Among the evidence agents found on the Mahons' property were two explosive devices with ball bearings glued to the outside.
In addition to the Mahons, agents also arrested Robert Joos, a Missouri man whose rural property was dotted with caves. Mahon had told Williams it might be a good place to hide from law enforcement should she need. Joos had given Williams two tours of his property, including one with Moreland working undercover with Becca. State police told Moreland they had tried for years to get on the property with no luck.
With the Mahons in custody, Williams was free to tell family and friends the truth. Her mother and stepfather were proud of her work, she said, but not all her friends took it well. Maybe they were spooked to be around someone who had made notorious enemies. Maybe they didn't believe her.
"It's just really changed my life, and it's going to be that way for a long time," Williams said. "It's like I have to completely start over again."
Despite the toll, Williams said she would go undercover again if it meant justice triumphing over evil.
***
Williams no longer had to deal with the Mahons. Their attorneys were a different matter.
Dennis Mahon's attorney subpoenaed Williams, ordering her to bring clothes she had worn when she was with Mahon, hinting that her appearance would be made an issue.
Indeed, it was the first question the attorney asked her at trial. She showed a photo of Becca wearing jeans and a tank top, and asked whether Williams would say the jeans were tight.
Williams sighed. "Yes, ma'am, they're tight," she replied.
Mahon's attorney played selected clips of the motel foot rub, some with the camera covered, where the audio sounded damning, as if something more than a foot massage was taking place.
The attorney asked whether Williams was working Mahon's ego with her sexy attire.
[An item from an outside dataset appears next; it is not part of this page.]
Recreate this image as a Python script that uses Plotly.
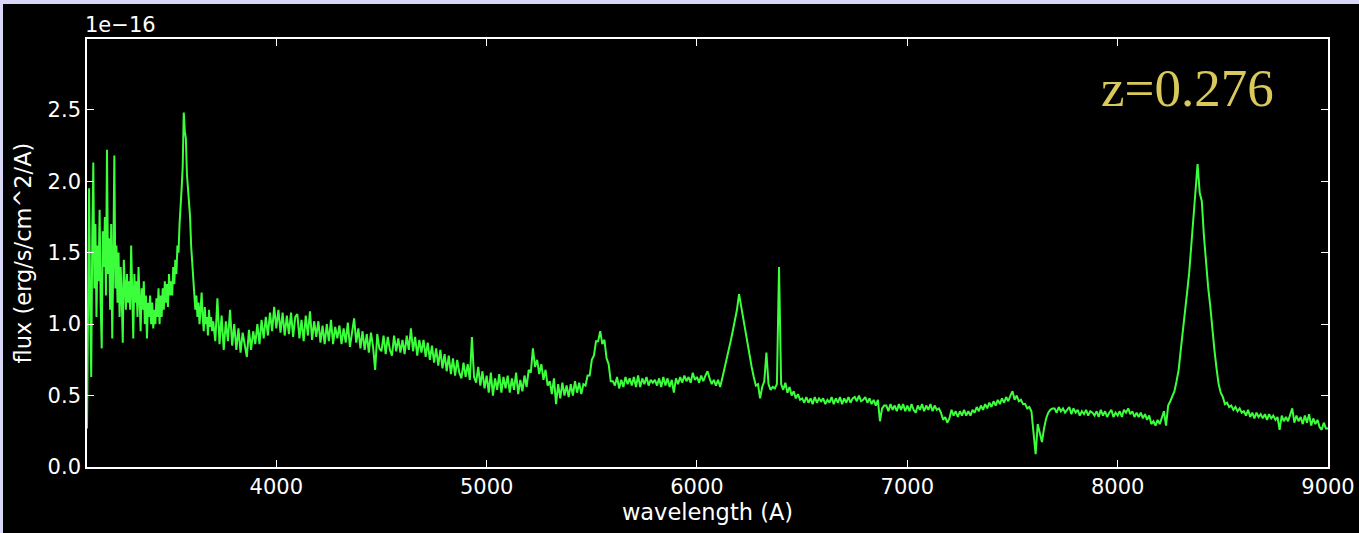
import plotly.graph_objects as go

# Wavelength grid (Angstrom): 5 A sampling in the noisy blue end, 10 A elsewhere
wavelength = list(range(3100, 3700, 5)) + list(range(3700, 9001, 10))

# Flux in units of 1e-16 erg/s/cm^2/A
flux = [
    # 3100-3695 (5 A steps, one row = 100 A)
    0.27, 1.40, 1.95, 1.10, 0.63, 1.60, 2.13, 1.25, 1.70, 1.05, 1.55, 1.30, 1.80, 1.15, 0.83, 1.65, 1.40, 1.75, 1.20, 2.22,
    1.35, 1.60, 1.10, 1.70, 0.90, 1.45, 2.18, 1.25, 1.55, 1.15, 1.50, 1.05, 1.40, 1.20, 0.87, 1.45, 1.30, 1.10, 1.35, 1.15,
    1.30, 1.10, 1.55, 1.20, 0.90, 1.35, 1.15, 1.30, 1.05, 1.40, 1.20, 0.95, 1.25, 1.10, 1.30, 1.00, 1.20, 0.90, 1.15, 1.05,
    1.20, 1.00, 1.15, 0.97, 1.10, 1.00, 1.18, 1.05, 1.25, 1.00, 1.20, 1.05, 1.25, 1.10, 1.30, 1.15, 1.28, 1.12, 1.35, 1.20,
    1.30, 1.20, 1.40, 1.28, 1.45, 1.35, 1.55, 1.50, 1.70, 1.80, 1.95, 2.10, 2.48, 2.35, 2.30, 2.05, 1.95, 1.80, 1.75, 1.55,
    1.45, 1.30, 1.25, 1.10, 1.20, 1.05, 1.15, 1.00, 1.10, 1.22, 1.05, 0.95, 1.12, 1.00, 1.05, 0.92, 1.10, 0.98, 1.05, 0.95,
    # 3700-9000 (10 A steps, one row = 100 A)
    1.02, 0.88, 1.18, 0.86, 1.06, 0.82, 1.02, 0.88, 1.10, 0.85,  # 3700
    1.00, 0.82, 0.97, 0.80, 0.94, 0.84, 0.77, 0.96, 0.82, 0.95,  # 3800
    0.86, 1.00, 0.86, 1.03, 0.90, 1.05, 0.92, 1.08, 0.95, 1.12,  # 3900
    0.97, 1.10, 0.94, 1.08, 0.92, 1.06, 0.93, 1.08, 0.91, 1.05,  # 4000
    1.07, 0.90, 1.03, 0.88, 1.06, 0.92, 1.09, 0.89, 1.02, 0.91,  # 4100
    1.02, 0.87, 0.99, 0.86, 1.00, 0.88, 1.03, 0.86, 0.98, 0.90,  # 4200
    0.99, 0.86, 0.97, 0.87, 1.01, 0.84, 0.96, 1.04, 0.87, 0.97,  # 4300
    0.83, 0.95, 0.82, 0.93, 0.80, 0.94, 0.84, 0.68, 0.93, 0.83,  # 4400
    0.81, 0.92, 0.79, 0.91, 0.82, 0.78, 0.92, 0.81, 0.90, 0.80,  # 4500
    0.89, 0.79, 0.92, 0.82, 0.97, 0.81, 0.91, 0.78, 0.89, 0.80,  # 4600
    0.89, 0.77, 0.87, 0.75, 0.85, 0.73, 0.83, 0.71, 0.82, 0.69,  # 4700
    0.79, 0.67, 0.78, 0.65, 0.76, 0.64, 0.75, 0.66, 0.62, 0.73,  # 4800
    0.63, 0.72, 0.61, 0.91, 0.63, 0.59, 0.70, 0.57, 0.67, 0.55,  # 4900
    0.64, 0.52, 0.66, 0.50, 0.62, 0.54, 0.65, 0.52, 0.63, 0.55,  # 5000
    0.64, 0.52, 0.62, 0.54, 0.66, 0.51, 0.61, 0.53, 0.64, 0.56,  # 5100
    0.68, 0.66, 0.83, 0.70, 0.75, 0.65, 0.72, 0.61, 0.68, 0.57,  # 5200
    0.60, 0.51, 0.62, 0.44, 0.58, 0.48, 0.59, 0.50, 0.57, 0.49,  # 5300
    0.58, 0.50, 0.60, 0.52, 0.59, 0.51, 0.58, 0.57, 0.64, 0.64,  # 5400
    0.75, 0.78, 0.88, 0.88, 0.95, 0.86, 0.89, 0.76, 0.72, 0.60,  # 5500
    0.60, 0.57, 0.63, 0.55, 0.61, 0.56, 0.63, 0.58, 0.62, 0.57,  # 5600
    0.63, 0.56, 0.64, 0.56, 0.62, 0.58, 0.63, 0.57, 0.61, 0.59,  # 5700
    0.61, 0.57, 0.62, 0.56, 0.63, 0.57, 0.62, 0.56, 0.61, 0.52,  # 5800
    0.62, 0.58, 0.63, 0.59, 0.64, 0.60, 0.63, 0.59, 0.66, 0.61,  # 5900
    0.63, 0.59, 0.64, 0.60, 0.64, 0.67, 0.62, 0.58, 0.61, 0.57,  # 6000
    0.61, 0.56, 0.62, 0.68, 0.74, 0.82, 0.88, 0.95, 1.03, 1.10,  # 6100
    1.21, 1.12, 1.05, 0.95, 0.86, 0.78, 0.70, 0.63, 0.57, 0.58,  # 6200
    0.48, 0.56, 0.60, 0.80, 0.58, 0.54, 0.56, 0.55, 0.58, 1.40,  # 6300
    0.58, 0.54, 0.59, 0.52, 0.56, 0.50, 0.53, 0.48, 0.51, 0.47,  # 6400
    0.48, 0.45, 0.49, 0.45, 0.48, 0.44, 0.49, 0.45, 0.48, 0.46,  # 6500
    0.48, 0.44, 0.47, 0.45, 0.49, 0.44, 0.48, 0.45, 0.49, 0.44,  # 6600
    0.48, 0.45, 0.49, 0.45, 0.48, 0.49, 0.46, 0.50, 0.46, 0.47,  # 6700
    0.49, 0.45, 0.48, 0.44, 0.47, 0.43, 0.47, 0.32, 0.41, 0.43,  # 6800
    0.43, 0.39, 0.44, 0.40, 0.43, 0.39, 0.44, 0.40, 0.44, 0.39,  # 6900
    0.43, 0.39, 0.44, 0.40, 0.38, 0.43, 0.40, 0.44, 0.39, 0.43,  # 7000
    0.40, 0.44, 0.39, 0.43, 0.40, 0.41, 0.38, 0.33, 0.35, 0.31,  # 7100
    0.34, 0.40, 0.36, 0.39, 0.35, 0.39, 0.36, 0.40, 0.36, 0.39,  # 7200
    0.36, 0.40, 0.38, 0.42, 0.39, 0.43, 0.40, 0.44, 0.41, 0.45,  # 7300
    0.42, 0.46, 0.43, 0.47, 0.44, 0.48, 0.45, 0.49, 0.46, 0.50,  # 7400
    0.53, 0.47, 0.50, 0.46, 0.47, 0.44, 0.44, 0.41, 0.42, 0.39,  # 7500
    0.26, 0.09, 0.30, 0.24, 0.175, 0.27, 0.34, 0.38, 0.40, 0.41,  # 7600
    0.41, 0.38, 0.42, 0.39, 0.41, 0.38, 0.40, 0.42, 0.37, 0.41,  # 7700
    0.38, 0.40, 0.36, 0.39, 0.37, 0.40, 0.36, 0.39, 0.38, 0.36,  # 7800
    0.39, 0.35, 0.40, 0.36, 0.39, 0.35, 0.38, 0.40, 0.35, 0.38,  # 7900
    0.36, 0.39, 0.35, 0.40, 0.38, 0.41, 0.37, 0.39, 0.35, 0.38,  # 8000
    0.35, 0.38, 0.34, 0.37, 0.33, 0.36, 0.30, 0.32, 0.29, 0.33,  # 8100
    0.30, 0.34, 0.39, 0.29, 0.43, 0.46, 0.50, 0.53, 0.60, 0.68,  # 8200
    0.82, 0.97, 1.08, 1.22, 1.36, 1.54, 1.72, 1.92, 2.12, 1.92,  # 8300
    1.86, 1.62, 1.42, 1.26, 1.13, 0.96, 0.82, 0.69, 0.58, 0.52,  # 8400
    0.49, 0.44, 0.45, 0.42, 0.43, 0.40, 0.42, 0.39, 0.41, 0.38,  # 8500
    0.39, 0.36, 0.40, 0.35, 0.38, 0.34, 0.38, 0.35, 0.37, 0.34,  # 8600
    0.37, 0.33, 0.37, 0.34, 0.36, 0.33, 0.35, 0.26, 0.36, 0.32,  # 8700
    0.35, 0.32, 0.36, 0.41, 0.31, 0.36, 0.32, 0.35, 0.30, 0.36,  # 8800
    0.31, 0.37, 0.29, 0.34, 0.30, 0.33, 0.28, 0.26, 0.31, 0.27,  # 8900
    0.27,                                                        # 9000
]

x_ticks = [4000, 5000, 6000, 7000, 8000, 9000]
y_ticks = [0.0, 0.5, 1.0, 1.5, 2.0, 2.5]
y_tick_labels = ["0.0", "0.5", "1.0", "1.5", "2.0", "2.5"]
redshift_label = "z=0.276"
offset_label = "1e\u221216"

FONT = "DejaVu Sans"
FS = 21
FS_TITLE = 22.5

fig = go.Figure()
fig.add_trace(go.Scatter(
    x=wavelength, y=flux, mode="lines",
    line=dict(color="#3cff3c", width=2),
    hoverinfo="skip", showlegend=False,
))

axis_common = dict(
    showline=True, linecolor="white", linewidth=1.6, mirror="ticks",
    ticks="inside", ticklen=7, tickwidth=1, tickcolor="white",
    showgrid=False, zeroline=False, automargin=False,
    tickfont=dict(family=FONT, size=FS, color="white"),
)

fig.update_layout(
    width=1359, height=533,
    margin=dict(l=87, r=31, t=39, b=66),
    paper_bgcolor="black", plot_bgcolor="black",
    xaxis=dict(range=[3100, 9000], tickvals=x_ticks,
               ticktext=[str(v) for v in x_ticks],
               title=dict(text="wavelength (A)", standoff=6,
                          font=dict(family=FONT, size=FS_TITLE, color="white")),
               **axis_common),
    yaxis=dict(range=[0, 2.995], tickvals=y_ticks, ticktext=y_tick_labels,
               title=dict(text="flux (erg/s/cm^2/A)", standoff=10,
                          font=dict(family=FONT, size=FS_TITLE, color="white")),
               **axis_common),
    annotations=[
        dict(text=offset_label, xref="paper", yref="paper", x=0, y=1.0,
             xanchor="left", yanchor="bottom", showarrow=False, xshift=-4,
             font=dict(family=FONT, size=FS, color="white")),
        dict(text=redshift_label, xref="paper", yref="paper",
             x=(1187 - 87) / 1241, y=(466.7 - 88) / 427.7,
             xanchor="center", yanchor="middle", showarrow=False,
             font=dict(family="Liberation Serif", size=53, color="#d9c95a")),
    ],
    shapes=[
        dict(type="rect", xref="paper", yref="paper",
             x0=-87 / 1241, x1=-84 / 1241, y0=-66 / 427.7, y1=466.7 / 427.7,
             fillcolor="#d8d8f6", line=dict(width=0), layer="below"),
        dict(type="rect", xref="paper", yref="paper",
             x0=-87 / 1241, x1=1.1, y0=(466.7 - 4) / 427.7, y1=466.7 / 427.7,
             fillcolor="#d8d8f6", line=dict(width=0), layer="below"),
    ],
)

fig.write_html("out.html")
"I don't know about his ego," she replied. "I was working for the ATF."
On the witness stand, Williams wore a series of business suits, her hair dyed dark and pulled back in a long ponytail. It was a purposeful look, she said. The jury needed to see her face and see her as more than the blond, flirtatious Becca.
Mahon sat nearly emotionless at the defense table, even as clips of himself professing desperate love of Williams played in the courtroom. He appeared to look down during much of Williams' testimony, but she said he did catch her eye once. But he looked away as soon as he saw she was looking at him.
Williams was not in the courtroom when the verdict was read; the jury found Dennis Mahon guilty on three felony counts. They found his brother, Daniel Mahon, not guilty on the single conspiracy count he faced.
But Williams wanted to be there for the sentencing.
She'd been mentioned a lot during the trial, becoming almost entirely the focus of the closing argument by Mahon's attorney, but Williams did not get much mention at the sentencing. Prosecutors praised the investigating agencies. And Logan, the injured diversity officer, in his statement as a victim, thanked his family and supporters, and he addressed Mahon directly.
But no one singled out the novice spy who infiltrated a corner of the White-supremacy movement and secured a conviction in a race-motivated crime.
After the sentencing -- 40 years in federal prison -- the crowd filed into the hallway, waiting to shake Logan's hand.
Williams greeted him and whispered who she was. Although she had felt a years-long connection to him, they had never met. He smiled and thanked her quietly.
A crowd of reporters and cameramen waiting outside the courthouse surrounded Logan as he exited the building. Williams figured she could leave without notice.
But at the door, a woman in a purple dress stopped her. It was Logan's mother, Doris. She wanted to speak to the young woman who helped nab the man who nearly killed her son.
"Thank you," she said, hugging Williams tightly. "You take care of yourself," she said, dabbing at a tear. "I'll always remember you."